→ Collected material:
====================

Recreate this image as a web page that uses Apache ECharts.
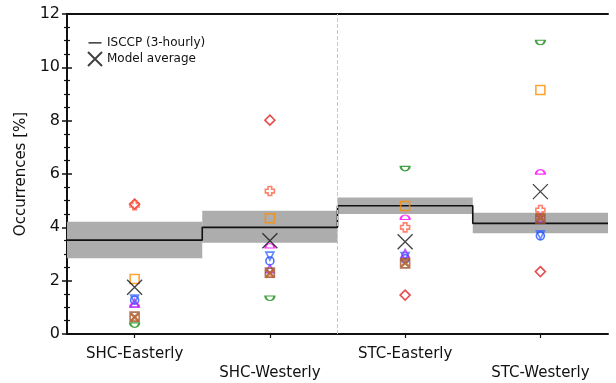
<!DOCTYPE html>
<html><head><meta charset="utf-8">
<script src="https://cdn.jsdelivr.net/npm/echarts@6/dist/echarts.min.js"></script>
<style>html,body{margin:0;padding:0;background:#fff}#c{width:616px;height:383px}</style>
</head><body><div id="c"></div>
<script>
const categories = ['SHC-Easterly', 'SHC-Westerly', 'STC-Easterly', 'STC-Westerly'];
const yTicks = [0, 2, 4, 6, 8, 10, 12];
const isccpMean = [3.52, 4.00, 4.81, 4.15];
const isccpLow  = [2.84, 3.42, 4.50, 3.78];
const isccpHigh = [4.21, 4.62, 5.12, 4.55];
const modelAverage = [1.75, 3.50, 3.46, 5.34];
const mRedDiamond   = [4.87, 8.02, 1.46, 2.34];
const mSalmonPlus   = [4.83, 5.36, 4.00, 4.65];
const mOrangeSquare = [2.06, 4.34, 4.80, 9.15];
const mMagentaHalf  = [1.05, 3.27, 4.34, 6.04];
const mGreenHalf    = [0.37, 1.38, 6.24, 10.97];
const mBlueTri      = [1.31, 2.92, 2.90, 3.72];
const mBlueCircle   = [1.27, 2.74, 2.82, 3.68];
const mPurple       = [1.16, 2.45, 3.02, 4.35];
const mBrownBox     = [0.65, 2.30, 2.65, 4.32];
const mBrownX       = [0.60, 2.25, 2.70, 4.40];

const FONT = 'DejaVu Sans';
const X_PATH = 'path://M0,0L10,10M10,0L0,10';
const LINE_ICON = 'path://M0,0H0.01V0.01H0ZM0,6.2H13V7.6H0ZM0,13.99H0.01V14H0Z';
const toPts = arr => arr.map((v, i) => [i + 0.5, v]);

function model(name, data, symbol, color, size, offset) {
  return {
    type: 'scatter', name, data: toPts(data), symbol, symbolSize: size || 9,
    symbolOffset: offset || [0, 0], z: 5,
    itemStyle: { color: 'rgba(0,0,0,0)', borderColor: color, borderWidth: 1.6 },
    xAxisIndex: 0, yAxisIndex: 0
  };
}

const stepData = isccpMean.map((v, i) => [i, v]).concat([[4, isccpMean[3]]]);

const chart = echarts.init(document.getElementById('c'), null, { renderer: 'canvas' });
chart.setOption({
  animation: false,
  textStyle: { fontFamily: FONT },
  grid: { left: 67, right: 8, top: 14, bottom: 49 },
  legend: {
    orient: 'vertical', left: 82, top: 31, itemGap: 1, itemWidth: 14, itemHeight: 14,
    textStyle: { fontFamily: FONT, fontSize: 12, color: '#111' },
    data: [{ name: 'ISCCP (3-hourly)', icon: LINE_ICON }, { name: 'Model average' }]
  },
  xAxis: [
    { type: 'value', min: 0, max: 4, position: 'bottom', show: true,
      axisLine: { show: false }, axisTick: { show: false }, axisLabel: { show: false }, splitLine: { show: false } },
    { type: 'category', data: categories, boundaryGap: true, position: 'bottom',
      axisLine: { show: true, lineStyle: { color: '#111', width: 2 } },
      axisTick: { show: true, alignWithLabel: true, length: 4, lineStyle: { color: '#111', width: 1.2 } },
      axisLabel: { fontFamily: FONT, fontSize: 15, color: '#111', margin: 11, lineHeight: 19,
        formatter: (v, i) => (i % 2 === 1 ? '\n' + v : v) } },
    { type: 'value', min: 0, max: 4, position: 'top',
      axisLine: { show: true, lineStyle: { color: '#111', width: 2 } },
      axisTick: { show: false }, axisLabel: { show: false }, splitLine: { show: false } }
  ],
  yAxis: [
    { type: 'value', min: yTicks[0], max: yTicks[yTicks.length - 1], interval: 2, position: 'left',
      name: 'Occurrences [%]', nameLocation: 'middle', nameGap: 34,
      nameTextStyle: { fontFamily: FONT, fontSize: 15, color: '#111' },
      axisLine: { show: true, lineStyle: { color: '#111', width: 2 } },
      axisTick: { show: true, length: 5, lineStyle: { color: '#111', width: 1.5 } },
      minorTick: { show: true, splitNumber: 4, length: 3, lineStyle: { color: '#111', width: 1.2 } },
      axisLabel: { fontFamily: FONT, fontSize: 16, color: '#111', margin: 7 },
      splitLine: { show: false } },
    { type: 'value', min: yTicks[0], max: yTicks[yTicks.length - 1], interval: 2, position: 'right',
      axisLine: { show: true, lineStyle: { color: '#111', width: 2 } },
      axisTick: { show: true, length: 5, lineStyle: { color: '#111', width: 1.5 } },
      minorTick: { show: true, splitNumber: 4, length: 3, lineStyle: { color: '#111', width: 1.2 } },
      axisLabel: { show: false }, splitLine: { show: false } }
  ],
  series: [
    { type: 'custom', name: 'ISCCP range', xAxisIndex: 0, yAxisIndex: 0, z: 1,
      data: isccpLow.map((lo, i) => [i, lo, isccpHigh[i]]),
      renderItem: (params, api) => {
        const i = api.value(0);
        const p0 = api.coord([i, api.value(2)]);
        const p1 = api.coord([i + 1, api.value(1)]);
        return { type: 'rect', shape: { x: p0[0], y: p0[1], width: p1[0] - p0[0], height: p1[1] - p0[1] },
          style: { fill: '#adadad' } };
      } },
    { type: 'line', name: 'ISCCP (3-hourly)', step: 'end', data: stepData, symbol: 'none', z: 3,
      xAxisIndex: 0, yAxisIndex: 0, color: '#111',
      lineStyle: { color: '#111', width: 1.6 },
      markLine: { silent: true, symbol: 'none', label: { show: false },
        lineStyle: { color: '#c8c8c8', type: 'dashed', width: 1 }, data: [{ xAxis: 2 }] } },
    model('m1', mRedDiamond, 'diamond', '#e02020', 10),
    model('m2', mSalmonPlus, 'path://M3,0H7V3H10V7H7V10H3V7H0V3H3Z', '#ff6347', 9),
    model('m3', mOrangeSquare, 'rect', '#ff8c00', 9),
    model('m4', mMagentaHalf, 'path://M0,5A5,5 0 0 1 10,5Z', '#ff00ff', [9, 4.5], [0, -1]),
    model('m5', mGreenHalf, 'path://M0,0H10A5,5 0 0 1 0,0Z', '#138a13', [9, 4.5], [0, 1]),
    model('m6', mBlueTri, 'path://M0,0H10L5,10Z', '#3a6bff', 8),
    model('m7', mBlueCircle, 'circle', '#1f4fff', 8),
    model('m8', mPurple, 'triangle', '#9b30ff', 8),
    model('m9', mBrownBox, 'path://M0,0H10V10H0ZM0,0L10,10M10,0L0,10', '#a0522d', 9),
    model('m10', mBrownX, X_PATH, '#c8641e', 8),
    { type: 'scatter', name: 'Model average', data: toPts(modelAverage), symbol: X_PATH, symbolSize: 15, z: 6,
      xAxisIndex: 0, yAxisIndex: 0, color: '#111',
      itemStyle: { color: 'rgba(0,0,0,0)', borderColor: '#111', borderWidth: 1.3 } }
  ]
});
</script></body></html>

====================

→ Task instructions: Copy out all the data exactly; skip the pictures.

→ Solution to the exercise:
Recreate this image as a web page that uses Apache ECharts.
<!DOCTYPE html>
<html><head><meta charset="utf-8">
<script src="https://cdn.jsdelivr.net/npm/echarts@6/dist/echarts.min.js"></script>
<style>html,body{margin:0;padding:0;background:#fff}#c{width:616px;height:383px}</style>
</head><body><div id="c"></div>
<script>
const categories = ['SHC-Easterly', 'SHC-Westerly', 'STC-Easterly', 'STC-Westerly'];
const yTicks = [0, 2, 4, 6, 8, 10, 12];
const isccpMean = [3.52, 4.00, 4.81, 4.15];
const isccpLow  = [2.84, 3.42, 4.50, 3.78];
const isccpHigh = [4.21, 4.62, 5.12, 4.55];
const modelAverage = [1.75, 3.50, 3.46, 5.34];
const mRedDiamond   = [4.87, 8.02, 1.46, 2.34];
const mSalmonPlus   = [4.83, 5.36, 4.00, 4.65];
const mOrangeSquare = [2.06, 4.34, 4.80, 9.15];
const mMagentaHalf  = [1.05, 3.27, 4.34, 6.04];
const mGreenHalf    = [0.37, 1.38, 6.24, 10.97];
const mBlueTri      = [1.31, 2.92, 2.90, 3.72];
const mBlueCircle   = [1.27, 2.74, 2.82, 3.68];
const mPurple       = [1.16, 2.45, 3.02, 4.35];
const mBrownBox     = [0.65, 2.30, 2.65, 4.32];
const mBrownX       = [0.60, 2.25, 2.70, 4.40];

const FONT = 'DejaVu Sans';
const X_PATH = 'path://M0,0L10,10M10,0L0,10';
const LINE_ICON = 'path://M0,0H0.01V0.01H0ZM0,6.2H13V7.6H0ZM0,13.99H0.01V14H0Z';
const toPts = arr => arr.map((v, i) => [i + 0.5, v]);

function model(name, data, symbol, color, size, offset) {
  return {
    type: 'scatter', name, data: toPts(data), symbol, symbolSize: size || 9,
    symbolOffset: offset || [0, 0], z: 5,
    itemStyle: { color: 'rgba(0,0,0,0)', borderColor: color, borderWidth: 1.6 },
    xAxisIndex: 0, yAxisIndex: 0
  };
}

const stepData = isccpMean.map((v, i) => [i, v]).concat([[4, isccpMean[3]]]);

const chart = echarts.init(document.getElementById('c'), null, { renderer: 'canvas' });
chart.setOption({
  animation: false,
  textStyle: { fontFamily: FONT },
  grid: { left: 67, right: 8, top: 14, bottom: 49 },
  legend: {
    orient: 'vertical', left: 82, top: 31, itemGap: 1, itemWidth: 14, itemHeight: 14,
    textStyle: { fontFamily: FONT, fontSize: 12, color: '#111' },
    data: [{ name: 'ISCCP (3-hourly)', icon: LINE_ICON }, { name: 'Model average' }]
  },
  xAxis: [
    { type: 'value', min: 0, max: 4, position: 'bottom', show: true,
      axisLine: { show: false }, axisTick: { show: false }, axisLabel: { show: false }, splitLine: { show: false } },
    { type: 'category', data: categories, boundaryGap: true, position: 'bottom',
      axisLine: { show: true, lineStyle: { color: '#111', width: 2 } },
      axisTick: { show: true, alignWithLabel: true, length: 4, lineStyle: { color: '#111', width: 1.2 } },
      axisLabel: { fontFamily: FONT, fontSize: 15, color: '#111', margin: 11, lineHeight: 19,
        formatter: (v, i) => (i % 2 === 1 ? '\n' + v : v) } },
    { type: 'value', min: 0, max: 4, position: 'top',
      axisLine: { show: true, lineStyle: { color: '#111', width: 2 } },
      axisTick: { show: false }, axisLabel: { show: false }, splitLine: { show: false } }
  ],
  yAxis: [
    { type: 'value', min: yTicks[0], max: yTicks[yTicks.length - 1], interval: 2, position: 'left',
      name: 'Occurrences [%]', nameLocation: 'middle', nameGap: 34,
      nameTextStyle: { fontFamily: FONT, fontSize: 15, color: '#111' },
      axisLine: { show: true, lineStyle: { color: '#111', width: 2 } },
      axisTick: { show: true, length: 5, lineStyle: { color: '#111', width: 1.5 } },
      minorTick: { show: true, splitNumber: 4, length: 3, lineStyle: { color: '#111', width: 1.2 } },
      axisLabel: { fontFamily: FONT, fontSize: 16, color: '#111', margin: 7 },
      splitLine: { show: false } },
    { type: 'value', min: yTicks[0], max: yTicks[yTicks.length - 1], interval: 2, position: 'right',
      axisLine: { show: true, lineStyle: { color: '#111', width: 2 } },
      axisTick: { show: true, length: 5, lineStyle: { color: '#111', width: 1.5 } },
      minorTick: { show: true, splitNumber: 4, length: 3, lineStyle: { color: '#111', width: 1.2 } },
      axisLabel: { show: false }, splitLine: { show: false } }
  ],
  series: [
    { type: 'custom', name: 'ISCCP range', xAxisIndex: 0, yAxisIndex: 0, z: 1,
      data: isccpLow.map((lo, i) => [i, lo, isccpHigh[i]]),
      renderItem: (params, api) => {
        const i = api.value(0);
        const p0 = api.coord([i, api.value(2)]);
        const p1 = api.coord([i + 1, api.value(1)]);
        return { type: 'rect', shape: { x: p0[0], y: p0[1], width: p1[0] - p0[0], height: p1[1] - p0[1] },
          style: { fill: '#adadad' } };
      } },
    { type: 'line', name: 'ISCCP (3-hourly)', step: 'end', data: stepData, symbol: 'none', z: 3,
      xAxisIndex: 0, yAxisIndex: 0, color: '#111',
      lineStyle: { color: '#111', width: 1.6 },
      markLine: { silent: true, symbol: 'none', label: { show: false },
        lineStyle: { color: '#c8c8c8', type: 'dashed', width: 1 }, data: [{ xAxis: 2 }] } },
    model('m1', mRedDiamond, 'diamond', '#e02020', 10),
    model('m2', mSalmonPlus, 'path://M3,0H7V3H10V7H7V10H3V7H0V3H3Z', '#ff6347', 9),
    model('m3', mOrangeSquare, 'rect', '#ff8c00', 9),
    model('m4', mMagentaHalf, 'path://M0,5A5,5 0 0 1 10,5Z', '#ff00ff', [9, 4.5], [0, -1]),
    model('m5', mGreenHalf, 'path://M0,0H10A5,5 0 0 1 0,0Z', '#138a13', [9, 4.5], [0, 1]),
    model('m6', mBlueTri, 'path://M0,0H10L5,10Z', '#3a6bff', 8),
    model('m7', mBlueCircle, 'circle', '#1f4fff', 8),
    model('m8', mPurple, 'triangle', '#9b30ff', 8),
    model('m9', mBrownBox, 'path://M0,0H10V10H0ZM0,0L10,10M10,0L0,10', '#a0522d', 9),
    model('m10', mBrownX, X_PATH, '#c8641e', 8),
    { type: 'scatter', name: 'Model average', data: toPts(modelAverage), symbol: X_PATH, symbolSize: 15, z: 6,
      xAxisIndex: 0, yAxisIndex: 0, color: '#111',
      itemStyle: { color: 'rgba(0,0,0,0)', borderColor: '#111', borderWidth: 1.3 } }
  ]
});
</script></body></html>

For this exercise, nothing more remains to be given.